Deadly Sin Cashmere bathrobe
KILLER APP When one's clean naked body is entirely swathed in loomed goat's throat hair (yes, the highest quality comes from the goat's throat, a terrific brand name), it's extremely difficult to subsequently put on Lycra items or those warm-up clothes fashioned from recycled liter bottles and go exercise. Indeed, once the cashmere is on, it's rare that it comes off—particularly as it's so expensive to clean. You risk atrophying entirely while wearing it.

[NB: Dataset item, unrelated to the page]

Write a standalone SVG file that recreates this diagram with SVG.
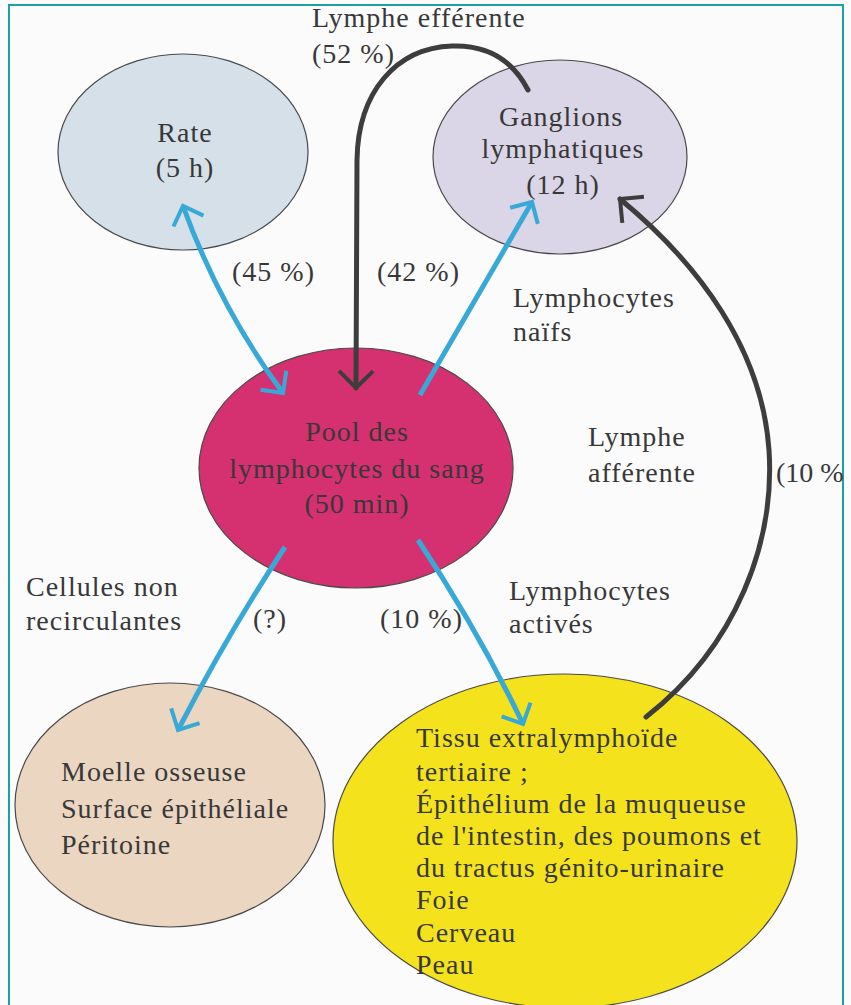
<svg xmlns="http://www.w3.org/2000/svg" width="851" height="1005" viewBox="0 0 851 1005">
  <defs>
    <style>
      .t { font-family: "Liberation Serif", "DejaVu Serif", serif; font-size: 28px; fill: #383838; letter-spacing: 1px; }
      .c { text-anchor: middle; }
      .node { stroke: #4a4a4a; stroke-width: 1.2; }
      .blue { fill: none; stroke: #38a9d7; stroke-width: 5; stroke-linecap: butt; }
      .dark { fill: none; stroke: #3d3d3d; stroke-width: 5; stroke-linecap: round; }
    </style>
    <marker id="ab" viewBox="-22 -20 26 40" refX="0" refY="0" markerWidth="26" markerHeight="40" markerUnits="userSpaceOnUse" orient="auto-start-reverse">
      <path d="M-16,-16 L0,0 L-16,16" fill="none" stroke="#38a9d7" stroke-width="4"/>
    </marker>
    <marker id="ak" viewBox="-22 -20 26 40" refX="0" refY="0" markerWidth="26" markerHeight="40" markerUnits="userSpaceOnUse" orient="auto">
      <path d="M-17,-17 L0,0 L-17,17" fill="none" stroke="#3d3d3d" stroke-width="4"/>
    </marker>
  </defs>

  <rect x="0" y="0" width="851" height="1005" fill="#fbfbfb"/>
  <path d="M9,1005 L9,5 L843,5 L843,1005" fill="none" stroke="#1c9fa6" stroke-width="2"/>

  <g id="rate">
    <ellipse class="node" cx="183" cy="152" rx="125" ry="98" fill="#d6e0e9"/>
    <text class="t c" x="185" y="142">Rate</text>
    <text class="t c" x="185" y="177">(5 h)</text>
  </g>

  <g id="ganglions">
    <ellipse class="node" cx="560" cy="157" rx="127" ry="97" fill="#dad5e7"/>
    <text class="t c" x="561" y="126">Ganglions</text>
    <text class="t c" x="563" y="158">lymphatiques</text>
    <text class="t c" x="563" y="194">(12 h)</text>
  </g>

  <g id="pool">
    <ellipse class="node" cx="356" cy="468" rx="157" ry="120" fill="#d5306f"/>
    <text class="t c" x="357" y="441">Pool des</text>
    <text class="t c" x="357" y="478">lymphocytes du sang</text>
    <text class="t c" x="357" y="513">(50 min)</text>
  </g>

  <g id="moelle">
    <ellipse class="node" cx="170" cy="805" rx="155" ry="122" fill="#ebd6c1"/>
    <text class="t" x="61" y="781">Moelle osseuse</text>
    <text class="t" x="61" y="818">Surface épithéliale</text>
    <text class="t" x="61" y="854">Péritoine</text>
  </g>

  <g id="tissu">
    <ellipse class="node" cx="565" cy="841" rx="232" ry="167" fill="#f4e31c"/>
    <text class="t" x="416" y="747">Tissu extralymphoïde</text>
    <text class="t" x="416" y="781">tertiaire ;</text>
    <text class="t" x="416" y="813">Épithélium de la muqueuse</text>
    <text class="t" x="416" y="845">de l'intestin, des poumons et</text>
    <text class="t" x="416" y="877">du tractus génito-urinaire</text>
    <text class="t" x="416" y="909">Foie</text>
    <text class="t" x="416" y="942">Cerveau</text>
    <text class="t" x="416" y="974">Peau</text>
  </g>

  <g id="connectors">
    <path class="blue" d="M183,206 Q220,308 283,393" marker-start="url(#ab)" marker-end="url(#ab)"/>
    <path class="blue" d="M420,395 L532,202" marker-end="url(#ab)"/>
    <path class="blue" d="M285,547 Q230,630 178,730" marker-end="url(#ab)"/>
    <path class="blue" d="M418,540 Q478,630 523,724" marker-end="url(#ab)"/>
    <path class="dark" d="M528,90 C510,55 482,45 452,46 C396,48 358,92 357,160 L356,388" marker-end="url(#ak)"/>
    <path class="dark" d="M646,717 C738,645 775,540 769,450 C762,350 700,265 620,199" marker-end="url(#ak)"/>
  </g>

  <g id="labels">
    <text class="t" x="312" y="27">Lymphe efférente</text>
    <text class="t" x="312" y="63">(52 %)</text>
    <text class="t" x="232" y="281">(45 %)</text>
    <text class="t" x="377" y="281">(42 %)</text>
    <text class="t" x="513" y="307">Lymphocytes</text>
    <text class="t" x="513" y="341">naïfs</text>
    <text class="t" x="588" y="446">Lymphe</text>
    <text class="t" x="588" y="482">afférente</text>
    <text class="t" x="776" y="482" style="letter-spacing:0">(10 %</text>
    <text class="t" x="26" y="596">Cellules non</text>
    <text class="t" x="26" y="630">recirculantes</text>
    <text class="t" x="253" y="628">(?)</text>
    <text class="t" x="380" y="628">(10 %)</text>
    <text class="t" x="509" y="600">Lymphocytes</text>
    <text class="t" x="509" y="633">activés</text>
  </g>
</svg>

WHY IT'S WORTH DYING FOR We're pricing these babies out in the mid-$400s full-price and "on sale" online in the mid-$200s, but what's money? It never bothered Napoleon, who reportedly gave his second wife, the Empress Eugenie, some 17 cashmere pieces during their marriage. Not only did the woman live to be 94 (obviously he never gave her a robe), but her great elegance and wool-clad beauty so moved the groundskeeper at England's Bournemouth gardens that he lit her way to the healing waters each night with a trail of small candles, a tradition that still occurs each summer for women wearing far less goat's throat loom.

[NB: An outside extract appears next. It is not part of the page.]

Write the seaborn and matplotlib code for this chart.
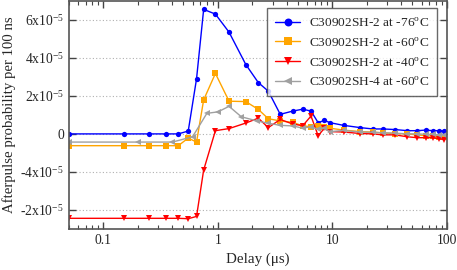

If we were buying these in real life and forever forswearing exercise and "career casual," we'd toy with purchasing from the pashmina emporia otherwise known as www.boutiquejewels.com.
Deadly Sin Bonsai
KILLER APP This is a plant that you control by shaping with wire and cutters, denying its full horticultural potential at every turn and yet, if you do everything perfectly—tending and shaping and cutting and denying—it'll outlive you by a good century. The irony, the karma, the full-circle joke alone is priceless.
WHY IT'S WORTH DYING FOR We hope that we're not the first to break the news, but you are going to die anyway. Spending meditative time forcing nature itself to your own petty will has proven to extend life spans enormously. Plus, with bonsai, there's so much to argue about! The categories, the technique, the masters ... the list is endless. Discretionary income can just sluice from your hands as you tend to and acquire new bonsai, all of which—we labor to repeat—will flourish directly on your grave.
So why not get all your friends a-clipping? Bonsaiboy.com out of New York starts its unusual 48-year-old neri elm at $800, with a mere $95 needed to ship the thing cross-country. But a starter kit, replete with its own 3-year-old juniper just aching for soil, is a mere $24.95.
Bonsai folks go nuts about bonsai but tend to do it in that way that mild cult members go nuts: with clear, steady eyes, glowing skin and genuine smiles revealing well-cleaned teeth. That's a positive. The inevitable compulsion to exhibit at the county fair is an easily tolerated negative.
Because it won't, after all, kill you.